O intuito do texto é, além de ajudar a passar o meu tempo nessa quarentena, mostrar a definição e levantar a questão: Você tem estilo? Qual é o seu estilo? Se quiser, escreva nos comentários! Sempre gosto de saber o que as pessoas pensam a respeito.

Chamonix, França.

Comentários

4 respostas em “Questão de estilo”

Naoki !
Se tem uma coisa de estilo que eu aprendi com você é sempre escalar com camisa vermelha para foto!!! Depois desse beta parece que minhas fotos são tudo do mesmo dia porque sempre estou com a mesma camisa hahahahhah.
Brincadeiras a parte , o “estilo” de escalada mais engraçado sem dúvidas são as roubadas que acabam dando certo ! Aquela conquista com mochila pesada , uma aproximação para chegar em uma tradicional , uma via cheia de teia de aranhaou até mesmo uma trilha a noite.
Continue escrevendo !! Grande abraço.

Eu gosto de comer nutella na base da via, ou ainda castanhas caramelizadas! Acho que o melhor estilo é escalar feliz 🙂 kkkk não sei com quem aprendi o feito!
Como Eric disse hoje em dia se vê muito mais uma busca por grau do que por estilo, contigo nos treinos tirei minha fissuração por alcançar altos graus, claro que ainda sou motivada por isso por que é minha futura conquista própria, mas meu pai me diz para apreciar a escalada, sem pensar duas vezes, igual quando eu fico assistindo Naoki, Eric e meu pai (saudades de um murinho terça e quinta às 18 da tarde), treinando vejo a precisão dos pés, vejo ,sempre que possível, movimentos certeiros e pensados, são coisas lindas de ver, tiro muitos aprendizados todo treino e todo climb nos finais de semana. Acredito que uma escalada bem feita e com emoção vale muito mais do que qualquer coisa…

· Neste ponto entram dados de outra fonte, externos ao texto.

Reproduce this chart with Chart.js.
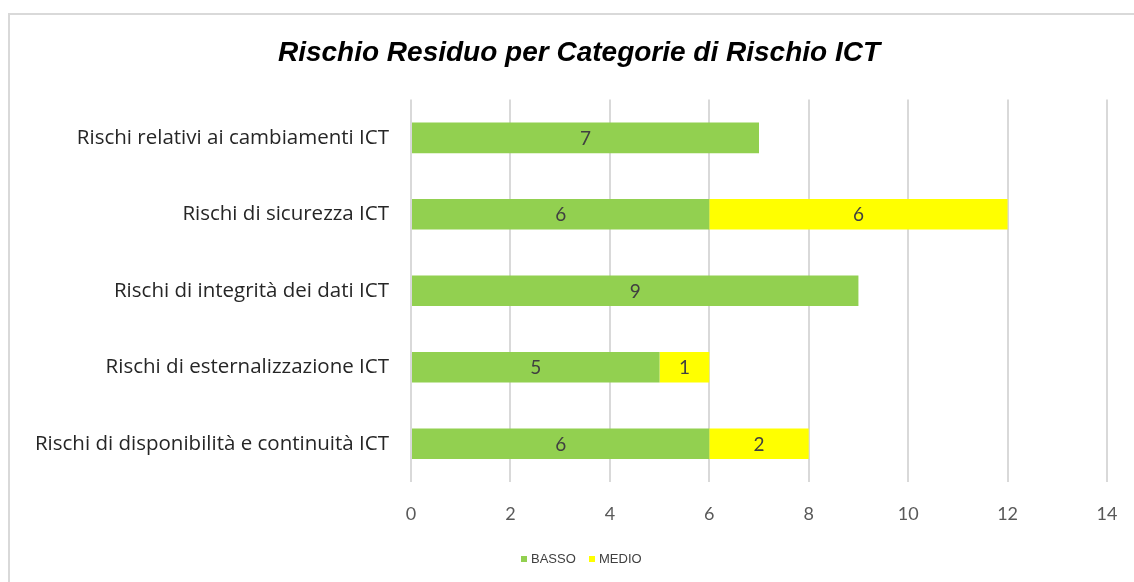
<!DOCTYPE html>
<html>
<head>
<meta charset="utf-8">
<script src="https://cdn.jsdelivr.net/npm/chart.js@4"></script>
<style>
html,body{margin:0;padding:0;background:#fff;width:1134px;height:582px;overflow:hidden;}
#frame{position:absolute;left:8px;top:13px;width:1200px;height:700px;border:2.5px solid #d9d9d9;box-sizing:border-box;}
#wrap{position:absolute;left:0;top:0;width:1134px;height:582px;}
</style>
</head>
<body>
<div id="frame"></div>
<div id="wrap"><canvas id="c" width="1134" height="582"></canvas></div>
<script>
const categories = [
  "Rischi relativi ai cambiamenti ICT",
  "Rischi di sicurezza ICT",
  "Rischi di integrità dei dati ICT",
  "Rischi di esternalizzazione ICT",
  "Rischi di disponibilità e continuità ICT"
];
const seriesNames = ["BASSO", "MEDIO"];
const basso = [7, 6, 9, 5, 6];
const medio = [null, 6, null, 1, 2];
const xTicks = [0, 2, 4, 6, 8, 10, 12, 14];
const titleText = "Rischio Residuo per Categorie di Rischio ICT";
const colors = ["#92D050", "#FFFF00"];

const labelFont = "'Open Sans', Lato, sans-serif";
const tickFont = "Lato, 'Open Sans', sans-serif";
const arialFont = "'Liberation Sans', Arial, sans-serif";

const valueLabels = {
  id: 'valueLabels',
  afterDatasetsDraw(chart) {
    const ctx = chart.ctx;
    ctx.save();
    ctx.font = "19px " + tickFont;
    ctx.fillStyle = "#404040";
    ctx.textAlign = "center";
    ctx.textBaseline = "middle";
    chart.data.datasets.forEach((ds, di) => {
      const meta = chart.getDatasetMeta(di);
      meta.data.forEach((bar, i) => {
        const v = ds.data[i];
        if (v === null || v === undefined) return;
        const p = bar.getProps(['x', 'y', 'base'], true);
        ctx.fillText(String(v), (p.x + p.base) / 2, p.y + 1);
      });
    });
    ctx.restore();
  }
};

const titleAndLegend = {
  id: 'titleAndLegend',
  afterDraw(chart) {
    const ctx = chart.ctx;
    ctx.save();
    ctx.font = "italic bold 28px " + arialFont;
    ctx.fillStyle = "#000";
    ctx.textAlign = "center";
    ctx.textBaseline = "middle";
    const tb = chart.titleBlock;
    const ty = tb ? (tb.top + tb.bottom) / 2 + (36 - 30) / 2 : 52;
    ctx.fillText(titleText, 579, ty);
    ctx.font = "13px " + arialFont;
    ctx.textAlign = "left";
    const ly = 559;
    const items = [[521, 531], [589, 599]];
    chart.data.datasets.forEach((ds, i) => {
      ctx.fillStyle = ds.backgroundColor;
      ctx.fillRect(items[i][0], ly - 3, 6, 6);
      ctx.fillStyle = "#404040";
      ctx.fillText(ds.label, items[i][1], ly);
    });
    ctx.restore();
  }
};

new Chart(document.getElementById('c'), {
  type: 'bar',
  data: {
    labels: categories,
    datasets: [
      { label: seriesNames[0], data: basso, backgroundColor: colors[0], barPercentage: 0.4, categoryPercentage: 1.0 },
      { label: seriesNames[1], data: medio, backgroundColor: colors[1], barPercentage: 0.4, categoryPercentage: 1.0 }
    ]
  },
  options: {
    indexAxis: 'y',
    responsive: false,
    animation: false,
    layout: { padding: { left: 0, right: 27, top: 0, bottom: 42 } },
    plugins: {
      title: {
        display: true,
        text: titleText,
        color: 'rgba(0,0,0,0)',
        font: { family: arialFont, size: 28, style: 'italic', weight: 'bold' },
        padding: { top: 36, bottom: 30 }
      },
      legend: { display: false },
      tooltip: { enabled: false }
    },
    scales: {
      x: {
        stacked: true,
        min: 0, max: 14,
        afterBuildTicks(axis) { axis.ticks = xTicks.map(v => ({ value: v })); },
        ticks: { color: '#595959', font: { family: tickFont, size: 18 }, padding: 21 },
        grid: { color: '#d9d9d9', lineWidth: 2, drawTicks: false },
        border: { display: false },
        afterFit(axis) { axis.height = 58; axis.paddingLeft = 0; axis.paddingRight = 0; }
      },
      y: {
        stacked: true,
        ticks: { color: '#262626', font: { family: labelFont, size: 20.5 }, padding: 22 },
        grid: { display: false, drawTicks: false },
        border: { display: false },
        afterFit(axis) { axis.width = 411; axis.paddingTop = 0; axis.paddingBottom = 0; }
      }
    }
  },
  plugins: [valueLabels, titleAndLegend]
});
</script>
</body>
</html>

Grande post Naoki, este assunto é sempre enriquecedor.
Me fez lembrar de uma entrevista com o John Bachar que li na Rock and Ice. Em um determinado trecho ele diz o seguinte:
“ Style is important. How you climb something makes a statement about yourself. A ground-up onsight is the ultimate test, the real deal, and it doesn’t get the attention it deserves. Shitty gear, gnarly falls—it’s intense as hell to watch. The rest of climbing is essentially invisible toproping and gymnastics.”
Vale ler essa entrevista na íntegra.
Infelizmente hoje em dia vemos muita busca por evolução em grau e pouca busca por melhorar o estilo. Mas artigos como esse podem despertar a atenção a este tema. Parabéns!

Massa o post japa!

Desde quando comecei a escalar esse tópico sempre teve um forte efeito sobre mim. Um dos motivos foi um episódio com o saudoso Amaral, na minha primeiríssima trip de escalada, em abr/2012, quando fomos pra Apeninos:

… Era um dos primeiros pegas do dia… O Monstro encadenou a Castelo Ratimbum e eu pedi pra deixar as costuras pra provar a via na sequência… perdi o flash no crux e pedi pra descer pra tentar a cadena de novo. Mas assim que pisei no chão, começou a cair um pé d’água sinistroo pro meu desespero de novato – em ter deixado as costuras de outra pessoa na via.
Só que, enquanto o pessoal ia recolhendo tudo apressadamente pra vazar daquele aguaceiro… o Amaral me estende um seio da corda, como quem pede segue, e dando de ombros me disse: “fica tranquilo…” E assim foi escalando, literalmente na cachoeira, inabalado e executando cada movimento com maestria e precisão até o top…

Nesse dia o Amaral não só ampliou meus horizontes na escalada, me mostrando que escalar na chuva não era impossível, quem dirá no molhado… mas também me mostrou o que é ter estilo. Foi bonito de ver! Daquelas cenas pra motivar qualquer um.